- _TASK STATEMENT_: Begin with the first line below and retype each line exactly through the line containing "-- (ammonium.north) -- ++(29,-51)". Any pictures are to be left out.
—————
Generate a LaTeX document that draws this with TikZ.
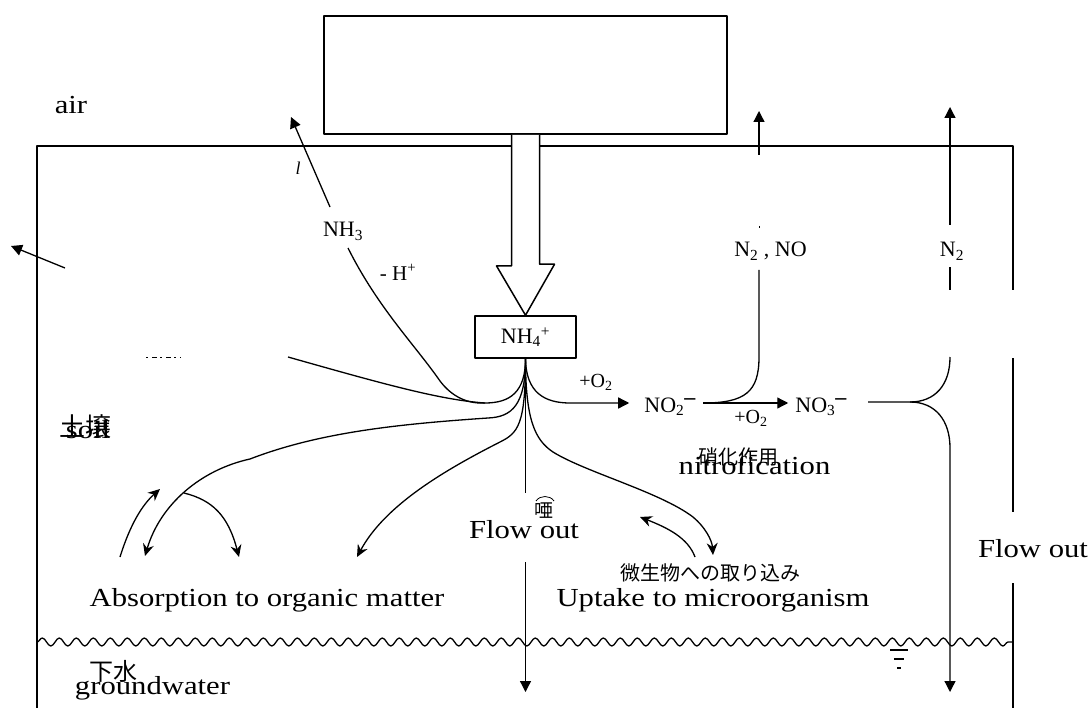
\documentclass[tikz,border=0pt]{standalone}
\usepackage{fontspec}
\setmainfont{Liberation Serif}
\newfontfamily\widefont[FakeStretch=1.18]{Liberation Serif}
\newfontfamily\jpfont{Noto Sans CJK JP}
\usetikzlibrary{arrows.meta,decorations.pathmorphing}

\tikzset{
  biglabel/.style={font=\widefont\fontsize{26}{28}\selectfont, inner sep=0pt},
  chemlabel/.style={font=\fontsize{22}{24}\selectfont, inner sep=0pt},
  smalllabel/.style={font=\fontsize{20}{22}\selectfont, inner sep=0pt},
  jplabel/.style={font=\jpfont\fontsize{20}{22}\selectfont, inner sep=0pt},
  flow/.style={line width=1.3pt},
  tri/.style={flow, -{Triangle[length=11pt,width=11pt]}},
  stk/.style={flow, -{Stealth[length=12pt,width=11pt,inset=4pt]}},
}

\begin{document}
\begin{tikzpicture}[x=1pt, y=-1pt, line join=round]
    \useasboundingbox (0,0) rectangle (1091,708);

    % 1. 土壌の枠と地下水面
    \draw[line width=1.5pt] (37,708) -- (37,146) -- (1013,146) -- (1013,290);
    \draw[line width=1.5pt] (1013,358) -- (1013,512);
    \draw[line width=1.5pt] (1013,583) -- (1013,708);
    \draw[flow, decorate, decoration={snake, segment length=17pt, amplitude=4pt}] (37,642) -- (1013,642);
    \draw[line width=2pt] (890,650) -- (908,650);
    \draw[line width=2pt] (894,659) -- (904,659);
    \draw[line width=2pt] (897,668) -- (901,668);

    % 2. 箱と白抜き矢印
    \node[draw, line width=1.8pt, minimum width=403pt, minimum height=118pt, inner sep=0pt] (source) at (525.5,75) {};
    \node[draw, line width=1.5pt, minimum width=101pt, minimum height=42pt, chemlabel] (ammonium) at (525.5,337) {NH\textsubscript{4}\textsuperscript{+}};
    \draw[line width=1.5pt, fill=white] ([xshift=-14pt]source.south) -- ++(0,131) -- ++(-15,0)
        -- (ammonium.north) -- ++(29,-51) -- ++(-15,0) -- ([xshift=14pt]source.south);

    % 3. 座標
    \coordinate (root) at (ammonium.south);
    \coordinate (fA) at (485,403);
    \coordinate (fB) at (488,418);
    \coordinate (nh3lo) at (348,248);
    \coordinate (nh3hi) at (330,207);
    \coordinate (nh3tip) at (291,117);
    \coordinate (westend) at (288,357);
    \coordinate (westhi) at (65,268);
    \coordinate (westtip) at (11,246);
    \coordinate (absB) at (184,493);
    \coordinate (tipA) at (145,556);
    \coordinate (tipB) at (239,557);
    \coordinate (upS) at (120,557);
    \coordinate (upT) at (160,489);
    \coordinate (tipC) at (357,557);
    \coordinate (down1) at (525.5,493);
    \coordinate (down2) at (525.5,562);
    \coordinate (downtip) at (525.5,692);
    \coordinate (tipD) at (713,555);
    \coordinate (backS) at (695,557);
    \coordinate (backT) at (640,517);
    \coordinate (nitS) at (570,403);
    \coordinate (nitE) at (703,403);
    \coordinate (dnTop) at (759,270);
    \coordinate (dnS) at (759,155);
    \coordinate (dnTip) at (759,111);
    \coordinate (nitrE) at (868,402);
    \coordinate (splitR) at (910,402);
    \coordinate (rUp) at (950,357);
    \coordinate (rDown) at (950,448);
    \coordinate (rTip) at (950,692);
    \coordinate (n2a) at (950,290);
    \coordinate (n2b) at (950,267);
    \coordinate (n2c) at (950,225);
    \coordinate (n2tip) at (950,107);

    % 4. 文字
    \node[biglabel, anchor=base] (air) at (71,114) {air};
    \node[smalllabel, anchor=base, font=\itshape\fontsize{18}{20}\selectfont] (mark) at (298,175) {l};
    \node[chemlabel, anchor=base] (nh3) at (343,237) {NH\textsubscript{3}};
    \node[smalllabel, anchor=base, font=\fontsize{21}{22}\selectfont] (deprot) at (398,280) {- H\textsuperscript{+}};
    \node[smalllabel, anchor=base] (oxA) at (596,387) {+O\textsubscript{2}};
    \node[smalllabel, anchor=base] (oxB) at (751,423) {+O\textsubscript{2}};
    \node[chemlabel, anchor=base] (nitrite) at (670,412) {NO\textsubscript{2}\raisebox{8pt}{\textbf{–}}};
    \node[chemlabel, anchor=base] (nitrate) at (821,412) {NO\textsubscript{3}\raisebox{8pt}{\textbf{–}}};
    \node[chemlabel, anchor=base] (n2no) at (770.5,257) {N\textsubscript{2} , NO};
    \node[chemlabel, anchor=base] (n2) at (952,257) {N\textsubscript{2}};
    \node[jplabel, font=\jpfont\fontsize{26}{28}\selectfont] (soiljp) at (85,427) {土壌};
    \node[biglabel, anchor=base] (soil) at (88,438) {soil};
    \node[biglabel, anchor=base] (nitrif) at (754.5,474) {nitrofication};
    \node[jplabel] (nitrifjp) at (738,457) {硝化作用};
    \node[jplabel] (uptakejp) at (710,573) {微生物への取り込み};
    \node[jplabel, font=\jpfont\fontsize{19}{20}\selectfont] (flowjp) at (544,511) {唖};
    \node[biglabel, anchor=base] (flowC) at (524,538) {Flow out};
    \node[biglabel, anchor=base] (flowR) at (1033,557) {Flow out};
    \node[biglabel, anchor=base] (absorb) at (267,606) {Absorption to organic matter};
    \node[biglabel, anchor=base] (uptake) at (713,606) {Uptake to microorganism};
    \node[jplabel, font=\jpfont\fontsize{24}{26}\selectfont] (gwjp) at (113,671) {下水};
    \node[biglabel, anchor=base] (gw) at (152.5,694) {groundwater};
    \draw[line width=0.8pt] (536,501) .. controls (540,495) and (550,495) .. (554,501);
    \draw[line width=1pt, dash pattern=on 2pt off 4pt on 5pt off 3pt] (146,357) -- (181,357);
    \draw[line width=1pt] (759,226) -- (759,228);

    % 5. NH4+ から出る線
    \draw[flow] (root) .. controls (525.5,392) and (510,403) .. (fA);
    \draw[flow] (nh3lo) .. controls (378,308) and (415,345) .. (440,381) .. controls (452,397) and (468,404) .. (fA);
    \draw[flow] (westend) .. controls (380,383) and (440,400) .. (fA);
    \draw[tri] (nh3hi) -- (nh3tip);
    \draw[tri] (westhi) -- (westtip);
    \draw[stk] (root) .. controls (525.5,405) and (512,417) .. (fB) .. controls (400,424) and (320,432) .. (250,459)
        .. controls (200,470) and (160,505) .. (tipA);
    \draw[stk] (absB) .. controls (212,500) and (228,515) .. (tipB);
    \draw[stk] (upS) .. controls (130,525) and (142,505) .. (upT);
    \draw[stk] (root) .. controls (525.5,425) and (518,433) .. (500,442) .. controls (445,470) and (385,505) .. (tipC);
    \draw[flow] (root) -- (down1);
    \draw[tri] (down2) -- (downtip);
    \draw[stk] (root) .. controls (525.5,420) and (535,440) .. (553,452) .. controls (585,472) and (660,492) .. (693,517)
        .. controls (705,527) and (712,540) .. (tipD);
    \draw[stk] (backS) .. controls (688,538) and (668,528) .. (backT);

    % 6. 硝化と脱窒
    \draw[tri, shorten >=15pt] (root) .. controls (526,393) and (545,403) .. (nitS) -- (nitS -| nitrite.west);
    \draw[tri, shorten >=7pt] (nitE) -- (nitE -| nitrate.west);
    \draw[flow] (nitE) .. controls (745,403) and (759,392) .. (759,357) -- (dnTop);
    \draw[tri] (dnS) -- (dnTip);
    \draw[flow] (nitrE) -- (splitR) .. controls (935,402) and (950,385) .. (rUp);
    \draw[tri] (splitR) .. controls (935,402) and (950,420) .. (rDown) -- (rTip);
    \draw[flow] (n2a) -- (n2b);
    \draw[tri] (n2c) -- (n2tip);

\end{tikzpicture}
\end{document}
—————
- _RIGHT ANSWER_:
Generate a LaTeX document that draws this with TikZ.
\documentclass[tikz,border=0pt]{standalone}
\usepackage{fontspec}
\setmainfont{Liberation Serif}
\newfontfamily\widefont[FakeStretch=1.18]{Liberation Serif}
\newfontfamily\jpfont{Noto Sans CJK JP}
\usetikzlibrary{arrows.meta,decorations.pathmorphing}

\tikzset{
  biglabel/.style={font=\widefont\fontsize{26}{28}\selectfont, inner sep=0pt},
  chemlabel/.style={font=\fontsize{22}{24}\selectfont, inner sep=0pt},
  smalllabel/.style={font=\fontsize{20}{22}\selectfont, inner sep=0pt},
  jplabel/.style={font=\jpfont\fontsize{20}{22}\selectfont, inner sep=0pt},
  flow/.style={line width=1.3pt},
  tri/.style={flow, -{Triangle[length=11pt,width=11pt]}},
  stk/.style={flow, -{Stealth[length=12pt,width=11pt,inset=4pt]}},
}

\begin{document}
\begin{tikzpicture}[x=1pt, y=-1pt, line join=round]
    \useasboundingbox (0,0) rectangle (1091,708);

    % 1. 土壌の枠と地下水面
    \draw[line width=1.5pt] (37,708) -- (37,146) -- (1013,146) -- (1013,290);
    \draw[line width=1.5pt] (1013,358) -- (1013,512);
    \draw[line width=1.5pt] (1013,583) -- (1013,708);
    \draw[flow, decorate, decoration={snake, segment length=17pt, amplitude=4pt}] (37,642) -- (1013,642);
    \draw[line width=2pt] (890,650) -- (908,650);
    \draw[line width=2pt] (894,659) -- (904,659);
    \draw[line width=2pt] (897,668) -- (901,668);

    % 2. 箱と白抜き矢印
    \node[draw, line width=1.8pt, minimum width=403pt, minimum height=118pt, inner sep=0pt] (source) at (525.5,75) {};
    \node[draw, line width=1.5pt, minimum width=101pt, minimum height=42pt, chemlabel] (ammonium) at (525.5,337) {NH\textsubscript{4}\textsuperscript{+}};
    \draw[line width=1.5pt, fill=white] ([xshift=-14pt]source.south) -- ++(0,131) -- ++(-15,0)
        -- (ammonium.north) -- ++(29,-51) -- ++(-15,0) -- ([xshift=14pt]source.south);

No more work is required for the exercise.